It’s Friday evening and I’m walking through the most Hasidic part of Williamsburg when I realize that means Amazing Savings (my fav dollar store) will be closed. On the way to my second choice, I see a lost boy with curls and a plastic bag over his hat walk by, and I dismissedly wonder why he’s out.
I arrive at 99 Cent Wonder with the singular purpose of purchasing a punch bowl and rushing home. Naturally though, I am distracted by all the fun cheap items. At some point, I catch sight of another Hasid hot on my trail and sniffling as I’m perusing frames (for a certain vintage alligator photo that has nothing to do with this story). I jokingly remark to myself that he’s here looking to pick up a hooker.

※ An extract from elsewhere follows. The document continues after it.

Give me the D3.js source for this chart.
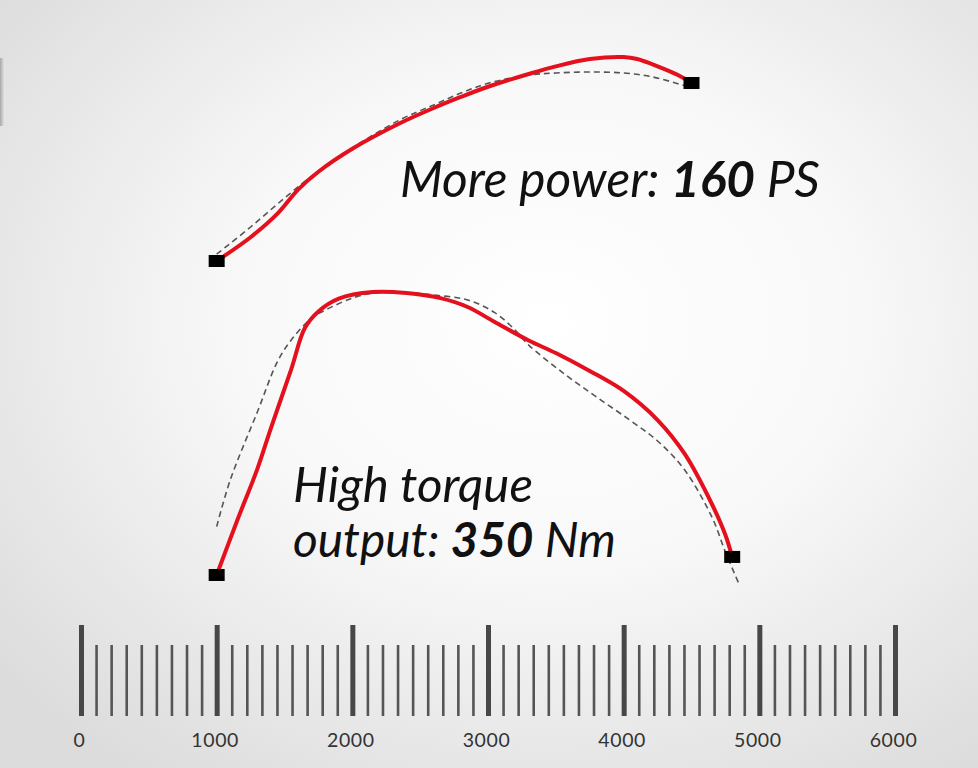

He continues to follow me and awkwardly picks up a frame that he pretends to inspect. I note that at least today I cannot be mistaken as such and kind of pat myself on the back for it. On the contrary, Sniffles finally decides to make his move. He approaches holding his frame and mumbles something incomprehensible in Hebrew-accustomed broken English. I raise an eyebrow as he ponders what to say next. He settles on what he deems to be an appropriate question.
“These are frame?”
He proceeds to fondle his crotch as I feign confusion. He then asks me, in Spanish, if I understand. I say, ”What?” several times in succession and laugh. He asks what language I
speak, realizes that it is indeed English, then asks why I’m laughing, and again if they are frames.
“What else would they be?”
“Just want to make sure. So they frames? Thank you.”
He smiles all too coolly and expectantly as I laugh and turn around. Then he returns the frame to the appropriate bin, rubs his little red nose, and we part.